Job growth is forecast to average 0.9 percent per year through 2010 in New England, compared with a 1.3 percent gain forecast for the nation. Still, the regional job growth reverses a 0.3 percent jobs decline in New England in the 2000-2005 period.

The recession that began in 2001 persisted longer in New England than in the rest of the nation, and recovery has come more slowly. After eight consecutive quarters of declines beginning in 2001, the number of jobs in the region finally began to increase in the second quarter of 2003.

Housing prices continued to climb in New England during the recession, and have risen well above the national average in recent years. But that is quickly changing. The forecast organization predicted housing price growth will decline from an annual average of more than 10 percent in 2000 to 2005 to less than 1 percent through 2010.

U.S. housing prices are forecast to rise 3.2 percent per year through 2010.

New England’s gross product – the value of all goods and services produced within the region – is expected to grow at an annual average of 3 percent through 2010, slightly behind the nation’s projected growth rate of 3.1 percent.

The only New England state expected to experience housing price appreciation at a rate higher than the nation’s is Vermont.

The three states with the highest recent increases in housing prices – Rhode Island, Massachusetts and New Hampshire – are expected to have the slowest growth in housing prices, with Rhode Island expected to experience a slight decline through 2010.

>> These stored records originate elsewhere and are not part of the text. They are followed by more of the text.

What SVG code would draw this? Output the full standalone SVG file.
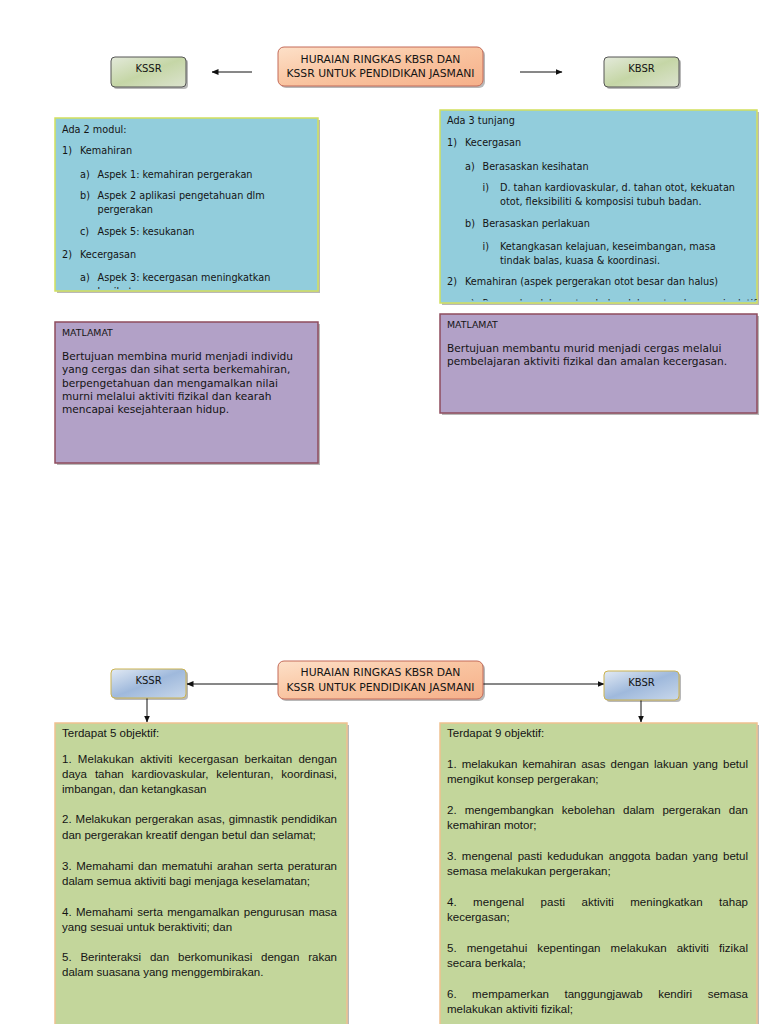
<svg xmlns="http://www.w3.org/2000/svg" width="768" height="1024" viewBox="0 0 768 1024">
<style>
.d{font-family:"DejaVu Sans",Verdana,sans-serif;fill:#141414}
.sm{font-size:9.7px}
.md{font-size:10.6px}
.hd{font-size:9.4px}
.ttl{font-size:10.8px;text-anchor:middle}
.lbl{font-size:10px;text-anchor:middle}
.g{font-family:"Liberation Sans",Arial,sans-serif;font-size:11.5px;fill:#141414}
.conn{stroke:#111;stroke-width:1;fill:none}
.shadow{fill:#000;opacity:0.28}
.hdrbox{fill:url(#peach);stroke:#c46a58;stroke-width:1}
.gbox{fill:url(#greenG);stroke:#555;stroke-width:1}
.bbox{fill:url(#blueG);stroke:#cbb24e;stroke-width:1}
.blue{fill:#92cddc;stroke:#d2df5e;stroke-width:1.5}
.purple{fill:#b2a1c7;stroke:#8e4c5e;stroke-width:1.5}
.green{fill:#c3d69b;stroke:#efc190;stroke-width:1.5}
</style>
<defs>
<linearGradient id="peach" x1="0" y1="0" x2="1" y2="1">
<stop offset="0" stop-color="#fde0c8"/><stop offset="0.5" stop-color="#f9c4a0"/><stop offset="1" stop-color="#f6b08a"/>
</linearGradient>
<linearGradient id="greenG" x1="0" y1="0" x2="1" y2="1">
<stop offset="0" stop-color="#e4eadb"/><stop offset="0.5" stop-color="#c5d6a6"/><stop offset="1" stop-color="#dce3cf"/>
</linearGradient>
<linearGradient id="blueG" x1="0" y1="0" x2="1" y2="1">
<stop offset="0" stop-color="#e2eaf4"/><stop offset="0.5" stop-color="#9fb9dc"/><stop offset="1" stop-color="#c9d8eb"/>
</linearGradient>
<marker id="ah" markerWidth="7" markerHeight="6" refX="6.5" refY="3" orient="auto" markerUnits="userSpaceOnUse">
<path d="M0,0 L7,3 L0,6 Z" fill="#111"/>
</marker>
<clipPath id="clipL"><rect x="55" y="118" width="263" height="171"/></clipPath>
<clipPath id="clipR"><rect x="440" y="110" width="317" height="190.5"/></clipPath>
</defs>
<rect width="768" height="1024" fill="#fff"/>

<g id="connectors">
<line class="conn" x1="252" y1="72" x2="212" y2="72" marker-end="url(#ah)"/>
<line class="conn" x1="520" y1="72" x2="562" y2="72" marker-end="url(#ah)"/>
<line class="conn" x1="278" y1="684" x2="187" y2="684" marker-end="url(#ah)"/>
<line class="conn" x1="483" y1="684" x2="604" y2="684" marker-end="url(#ah)"/>
<line class="conn" x1="147" y1="698" x2="147" y2="722" marker-end="url(#ah)"/>
<line class="conn" x1="641" y1="700" x2="641" y2="722" marker-end="url(#ah)"/>
</g>

<g id="top-header">
<rect class="shadow" x="280" y="49" width="205" height="39" rx="6"/>
<rect class="hdrbox" x="278" y="47" width="205" height="39" rx="6"/>
<text class="d ttl" x="380.5" y="62.5">HURAIAN RINGKAS KBSR DAN</text>
<text class="d ttl" x="380.5" y="76.5">KSSR UNTUK PENDIDIKAN JASMANI</text>
</g>
<g id="top-kssr">
<rect class="shadow" x="113" y="59" width="75" height="30" rx="4"/>
<rect class="gbox" x="111" y="57" width="75" height="30" rx="4"/>
<text class="d lbl" x="148.5" y="71.5">KSSR</text>
</g>
<g id="top-kbsr">
<rect class="shadow" x="606" y="59" width="75" height="30" rx="4"/>
<rect class="gbox" x="604" y="57" width="75" height="30" rx="4"/>
<text class="d lbl" x="641.5" y="71.5">KBSR</text>
</g>

<g id="kssr-modul">
<rect class="shadow" x="57" y="120" width="263" height="173"/>
<rect class="blue" x="55" y="118" width="263" height="173"/>
<g class="d sm" clip-path="url(#clipL)">
<text x="62" y="132.5">Ada 2 modul:</text>
<text x="62" y="154">1)</text><text x="80" y="154">Kemahiran</text>
<text x="80" y="177.5">a)</text><text x="97.5" y="177.5">Aspek 1: kemahiran pergerakan</text>
<text x="80" y="199">b)</text><text x="97.5" y="199">Aspek 2 aplikasi pengetahuan dlm</text>
<text x="97.5" y="212.7">pergerakan</text>
<text x="80" y="235">c)</text><text x="97.5" y="235">Aspek 5: kesukanan</text>
<text x="62" y="258">2)</text><text x="80" y="258">Kecergasan</text>
<text x="80" y="281">a)</text><text x="97.5" y="281">Aspek 3: kecergasan meningkatkan</text>
<text x="97.5" y="295">kesihatan</text>
</g>
</g>

<g id="kbsr-tunjang">
<rect class="shadow" x="442" y="112" width="317" height="193"/>
<rect class="blue" x="440" y="110" width="317" height="193"/>
<g class="d sm" clip-path="url(#clipR)">
<text x="447" y="124">Ada 3 tunjang</text>
<text x="447" y="146">1)</text><text x="465" y="146">Kecergasan</text>
<text x="465" y="169.5">a)</text><text x="482.5" y="169.5">Berasaskan kesihatan</text>
<text x="482.5" y="191">i)</text><text x="500" y="191">D. tahan kardiovaskular, d. tahan otot, kekuatan</text>
<text x="500" y="205">otot, fleksibiliti &amp; komposisi tubuh badan.</text>
<text x="465" y="227">b)</text><text x="482.5" y="227">Berasaskan perlakuan</text>
<text x="482.5" y="250">i)</text><text x="500" y="250">Ketangkasan kelajuan, keseimbangan, masa</text>
<text x="500" y="263.7">tindak balas, kuasa &amp; koordinasi.</text>
<text x="447" y="285">2)</text><text x="465" y="285">Kemahiran (aspek pergerakan otot besar dan halus)</text>
<text x="465" y="306.5">a)</text><text x="482.5" y="306.5">Pergerakan lokomotor, bukan lokomotor dan manipulatif</text>
</g>
</g>

<g id="kssr-matlamat">
<rect class="shadow" x="57" y="324" width="263" height="141"/>
<rect class="purple" x="55" y="322" width="263" height="141"/>
<text class="d hd" x="62" y="335.5">MATLAMAT</text>
<g class="d md">
<text x="62" y="360">Bertujuan membina murid menjadi individu</text>
<text x="62" y="373.3">yang cergas dan sihat serta berkemahiran,</text>
<text x="62" y="386.6">berpengetahuan dan mengamalkan nilai</text>
<text x="62" y="399.9">murni melalui aktiviti fizikal dan kearah</text>
<text x="62" y="413">mencapai kesejahteraan hidup.</text>
</g>
</g>

<g id="kbsr-matlamat">
<rect class="shadow" x="442" y="316" width="317" height="99"/>
<rect class="purple" x="440" y="314" width="317" height="99"/>
<text class="d hd" x="447" y="327.5">MATLAMAT</text>
<g class="d md">
<text x="447" y="352">Bertujuan membantu murid menjadi cergas melalui</text>
<text x="447" y="365.3">pembelajaran aktiviti fizikal dan amalan kecergasan.</text>
</g>
</g>

<g id="bottom-header">
<rect class="shadow" x="280" y="663" width="205" height="38" rx="6"/>
<rect class="hdrbox" x="278" y="661" width="205" height="38" rx="6"/>
<text class="d ttl" x="380.5" y="676">HURAIAN RINGKAS KBSR DAN</text>
<text class="d ttl" x="380.5" y="690.5">KSSR UNTUK PENDIDIKAN JASMANI</text>
</g>
<g id="bottom-kssr">
<rect class="shadow" x="113" y="671" width="75" height="29" rx="4"/>
<rect class="bbox" x="111" y="669" width="75" height="29" rx="4"/>
<text class="d lbl" x="148.5" y="683.5">KSSR</text>
</g>
<g id="bottom-kbsr">
<rect class="shadow" x="606" y="673" width="75" height="29" rx="4"/>
<rect class="bbox" x="604" y="671" width="75" height="29" rx="4"/>
<text class="d lbl" x="641.5" y="685.5">KBSR</text>
</g>

<g id="kssr-objektif">
<rect class="shadow" x="57" y="725" width="292" height="310"/>
<rect class="green" x="55" y="723" width="292" height="310"/>
<g class="g">
<text x="62" y="737">Terdapat 5 objektif:</text>
<text x="62" y="762.5" textLength="275" lengthAdjust="spacing" word-spacing="2.9">1. Melakukan aktiviti kecergasan berkaitan dengan</text>
<text x="62" y="777.7" textLength="275" lengthAdjust="spacing" word-spacing="4.7">daya tahan kardiovaskular, kelenturan, koordinasi,</text>
<text x="62" y="792.9">imbangan, dan ketangkasan</text>
<text x="62" y="823.3" textLength="275" lengthAdjust="spacing" word-spacing="0.8">2. Melakukan pergerakan asas, gimnastik pendidikan</text>
<text x="62" y="838.5">dan pergerakan kreatif dengan betul dan selamat;</text>
<text x="62" y="869.5" textLength="275" lengthAdjust="spacing" word-spacing="1.5">3. Memahami dan mematuhi arahan serta peraturan</text>
<text x="62" y="884.7">dalam semua aktiviti bagi menjaga keselamatan;</text>
<text x="62" y="915.5" textLength="275" lengthAdjust="spacing" word-spacing="1.2">4. Memahami serta mengamalkan pengurusan masa</text>
<text x="62" y="930.7">yang sesuai untuk beraktiviti; dan</text>
<text x="62" y="961" textLength="275" lengthAdjust="spacing" word-spacing="5.6">5. Berinteraksi dan berkomunikasi dengan rakan</text>
<text x="62" y="976.2">dalam suasana yang menggembirakan.</text>
</g>
</g>

<g id="kbsr-objektif">
<rect class="shadow" x="442" y="725" width="317" height="310"/>
<rect class="green" x="440" y="723" width="317" height="310"/>
<g class="g">
<text x="447" y="737">Terdapat 9 objektif:</text>
<text x="447" y="767.5" textLength="301" lengthAdjust="spacing" word-spacing="1.9">1. melakukan kemahiran asas dengan lakuan yang betul</text>
<text x="447" y="782.8">mengikut konsep pergerakan;</text>
<text x="447" y="813.5" textLength="301" lengthAdjust="spacing" word-spacing="5">2. mengembangkan kebolehan dalam pergerakan dan</text>
<text x="447" y="828.8">kemahiran motor;</text>
<text x="447" y="859.5" textLength="301" lengthAdjust="spacing" word-spacing="2.1">3. mengenal pasti kedudukan anggota badan yang betul</text>
<text x="447" y="874.8">semasa melakukan pergerakan;</text>
<text x="447" y="905.5" textLength="301" lengthAdjust="spacing" word-spacing="13.1">4. mengenal pasti aktiviti meningkatkan tahap</text>
<text x="447" y="920.8">kecergasan;</text>
<text x="447" y="951.5" textLength="301" lengthAdjust="spacing" word-spacing="6.8">5. mengetahui kepentingan melakukan aktiviti fizikal</text>
<text x="447" y="966.8">secara berkala;</text>
<text x="447" y="997.5" textLength="301" lengthAdjust="spacing" word-spacing="12.3">6. mempamerkan tanggungjawab kendiri semasa</text>
<text x="447" y="1012.8">melakukan aktiviti fizikal;</text>
</g>
</g>
</svg>
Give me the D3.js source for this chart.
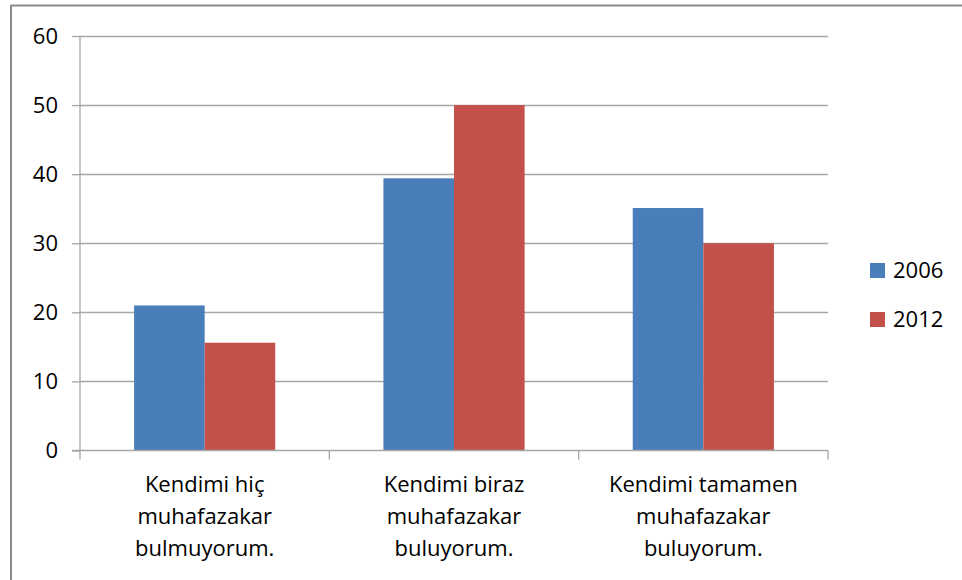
<!DOCTYPE html>
<html>
<head>
<meta charset="utf-8">
<script src="https://cdn.jsdelivr.net/npm/d3@7"></script>
<style>
  html, body { margin: 0; padding: 0; background: #fff; }
  svg { display: block; font-family: "Open Sans", sans-serif; }
</style>
</head>
<body>
<svg id="chart" width="962" height="580"></svg>
<script>
const categories = [
  ["Kendimi hiç", "muhafazakar", "bulmuyorum."],
  ["Kendimi biraz", "muhafazakar", "buluyorum."],
  ["Kendimi tamamen", "muhafazakar", "buluyorum."]
];
const seriesNames = ["2006", "2012"];
const values2006 = [21.0, 39.4, 35.1];
const values2012 = [15.6, 50.0, 30.0];
const yTicks = [0, 10, 20, 30, 40, 50, 60];
const colors = ["#4a7ebb", "#c4504a"];

const svg = d3.select("#chart");
const plotLeft = 80, plotRight = 828, plotTop = 36, plotBottom = 450.5;
const fontSize = "22px";

// outer frame (only top and left edges show)
svg.append("line").attr("x1", 11).attr("x2", 962).attr("y1", 5.5).attr("y2", 5.5)
  .attr("stroke", "#8a8a8a").attr("stroke-width", 2);
svg.append("line").attr("x1", 11).attr("x2", 11).attr("y1", 5).attr("y2", 580)
  .attr("stroke", "#8a8a8a").attr("stroke-width", 2);

const y = d3.scaleLinear().domain([0, 60]).range([plotBottom, plotTop]);
const x0 = d3.scaleBand().domain(d3.range(categories.length)).range([plotLeft, plotRight]).padding(0);
const x1 = d3.scaleBand().domain(seriesNames).range([0, x0.bandwidth()])
  .paddingInner(0).paddingOuter(0.766);

// gridlines
svg.append("g").selectAll("line").data(yTicks.filter(d => d > 0)).join("line")
  .attr("x1", plotLeft).attr("x2", plotRight)
  .attr("y1", d => Math.round(y(d)) + 0.5).attr("y2", d => Math.round(y(d)) + 0.5)
  .attr("stroke", "#a6a6a6").attr("stroke-width", 1.3);

// y axis
const yAxis = svg.append("g").attr("transform", `translate(${plotLeft},0)`)
  .call(d3.axisLeft(y).tickValues(yTicks).tickSize(8).tickPadding(14).tickFormat(d3.format("d")));
yAxis.select(".domain").remove();
yAxis.append("line").attr("x1", 0).attr("x2", 0).attr("y1", plotTop).attr("y2", plotBottom)
  .attr("stroke", "#a6a6a6").attr("stroke-width", 1.3);
yAxis.selectAll(".tick line").attr("stroke", "#a6a6a6").attr("stroke-width", 1.3);
yAxis.selectAll(".tick text").attr("fill", "#000").style("font-size", fontSize)
  .style("font-family", "Open Sans, sans-serif");

// bars
const groups = svg.append("g").selectAll("g").data(categories.map((c, i) => i)).join("g")
  .attr("transform", i => `translate(${x0(i)},0)`);
groups.selectAll("rect")
  .data(i => [{k: "2006", v: values2006[i]}, {k: "2012", v: values2012[i]}])
  .join("rect")
  .attr("x", d => x1(d.k))
  .attr("width", x1.bandwidth())
  .attr("y", d => y(d.v))
  .attr("height", d => y(0) - y(d.v))
  .attr("fill", (d, i) => colors[i]);

// x axis
const xAxis = svg.append("g").attr("transform", `translate(0,${plotBottom})`);
xAxis.append("line").attr("x1", plotLeft - 8).attr("x2", plotRight).attr("y1", 0).attr("y2", 0)
  .attr("stroke", "#a6a6a6").attr("stroke-width", 1.3);
xAxis.selectAll("line.tk").data(d3.range(categories.length + 1)).join("line").attr("class", "tk")
  .attr("x1", i => plotLeft + i * x0.step()).attr("x2", i => plotLeft + i * x0.step())
  .attr("y1", 0).attr("y2", 9)
  .attr("stroke", "#a6a6a6").attr("stroke-width", 1.3);

const labels = svg.append("g").selectAll("text").data(categories).join("text")
  .attr("x", (d, i) => x0(i) + x0.bandwidth() / 2)
  .attr("y", 492)
  .attr("text-anchor", "middle")
  .style("font-size", fontSize).attr("fill", "#000");
labels.selectAll("tspan").data(d => d).join("tspan")
  .attr("x", function () { return this.parentNode.getAttribute("x"); })
  .attr("dy", (d, i) => i === 0 ? 0 : 32)
  .text(d => d);

// legend
const legend = svg.append("g").selectAll("g").data(seriesNames).join("g")
  .attr("transform", (d, i) => `translate(870,${263 + i * 49})`);
legend.append("rect").attr("width", 15).attr("height", 15).attr("fill", (d, i) => colors[i]);
legend.append("text").attr("x", 23).attr("y", 15).style("font-size", fontSize).attr("fill", "#000")
  .text(d => d);
</script>
</body>
</html>
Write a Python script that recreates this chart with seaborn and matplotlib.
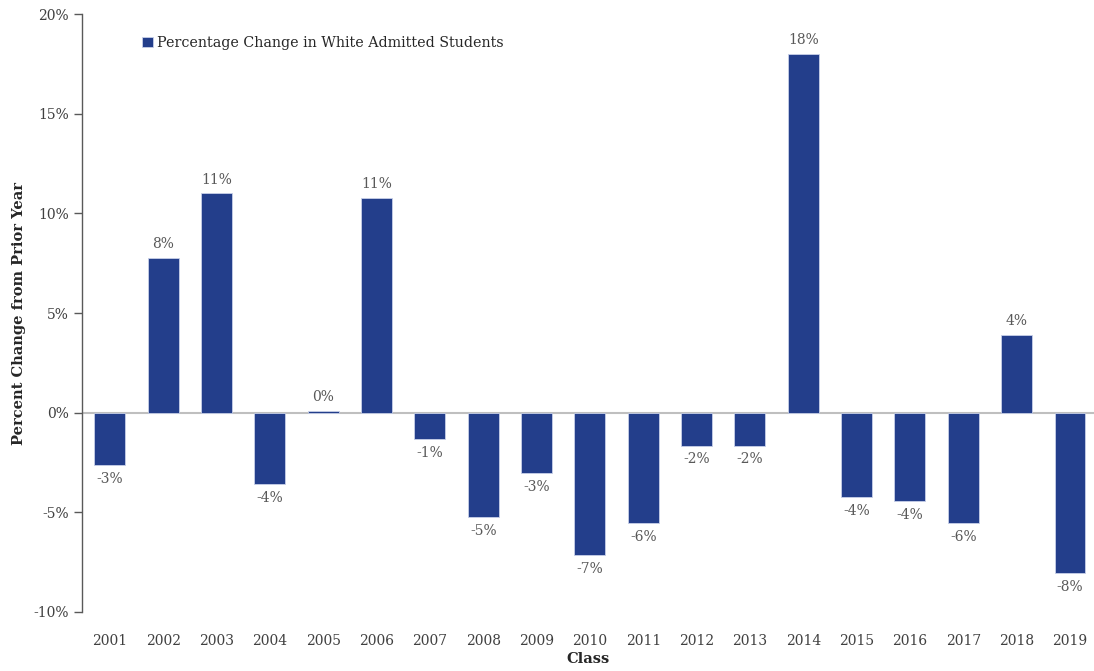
import numpy as np
import pandas as pd
import seaborn as sns
import matplotlib.pyplot as plt
from matplotlib.ticker import FuncFormatter

# data
years = [str(y) for y in range(2001, 2020)]
pct_change = [-2.65, 7.75, 11.0, -3.6, 0.1, 10.75, -1.3, -5.25, -3.05, -7.15,
              -5.55, -1.65, -1.65, 18.0, -4.25, -4.45, -5.55, 3.9, -8.05]
y_ticks = [-10, -5, 0, 5, 10, 15, 20]

BAR_COLOR = "#233e8b"
TEXT_COLOR = "#404040"
LABEL_COLOR = "#595959"

sns.set_theme(style="white")
plt.rcParams['font.family'] = ['DejaVu Serif', 'Liberation Serif']

df = pd.DataFrame({"Class": years, "Change": pct_change})

fig = plt.figure(figsize=(10.94, 6.71), dpi=100)
ax = fig.add_axes([0.075, 0.088, 0.925, 0.891])

sns.barplot(data=df, x="Class", y="Change", order=years, color=BAR_COLOR,
            width=0.58, edgecolor="#c8d0e8", linewidth=0.6, saturation=1,
            label="Percentage Change in White Admitted Students", ax=ax)

# value labels above / below each bar
for patch, v in zip(ax.patches, pct_change):
    x = patch.get_x() + patch.get_width() / 2
    if v >= 0:
        ax.annotate(f"{v:.0f}%", (x, v), xytext=(0, 5), textcoords="offset points",
                    ha="center", va="bottom", fontsize=10, color=LABEL_COLOR)
    else:
        ax.annotate(f"{v:.0f}%", (x, v), xytext=(0, -5), textcoords="offset points",
                    ha="center", va="top", fontsize=10, color=LABEL_COLOR)

ax.axhline(0, color="#bfbfbf", linewidth=1.5, zorder=0.5)

ax.set_ylim(-10, 20)
ax.set_xlim(-0.52, 18.45)
ax.set_yticks(y_ticks)
ax.yaxis.set_major_formatter(FuncFormatter(lambda v, _: f"{v:.0f}%"))
ax.tick_params(axis="y", which="both", left=True, length=6, width=1,
               color="#595959", labelsize=10, labelcolor=TEXT_COLOR, direction="out")
ax.tick_params(axis="x", bottom=False, labelsize=10, labelcolor=TEXT_COLOR, pad=10)

for side in ["top", "right", "bottom"]:
    ax.spines[side].set_visible(False)
ax.spines["left"].set_color("#595959")
ax.spines["left"].set_linewidth(1)

ax.set_xlabel("Class", fontsize=10.5, fontweight="bold", color="#262626", labelpad=3)
ax.set_ylabel("Percent Change from Prior Year", fontsize=10.5, fontweight="bold",
              color="#262626", labelpad=5)

leg = ax.legend(loc="upper left", bbox_to_anchor=(0.047, 0.985), frameon=False,
                fontsize=10.3, handlelength=0.7, handleheight=0.7, handletextpad=0.3)
for t in leg.get_texts():
    t.set_color("#262626")

fig.savefig("out.png", dpi=100)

New England’s growth will exceed the 2.4 percent growth rate that the region experienced during the decade’s first half, but fall short of the 5.5 percent growth in the last half of the 1990s, according to the forecast organization, whose members are from private industry, government and academia.

New England’s gross product growth is forecast to be uneven, rising at a rate below the national average this year but above the national figure starting next year.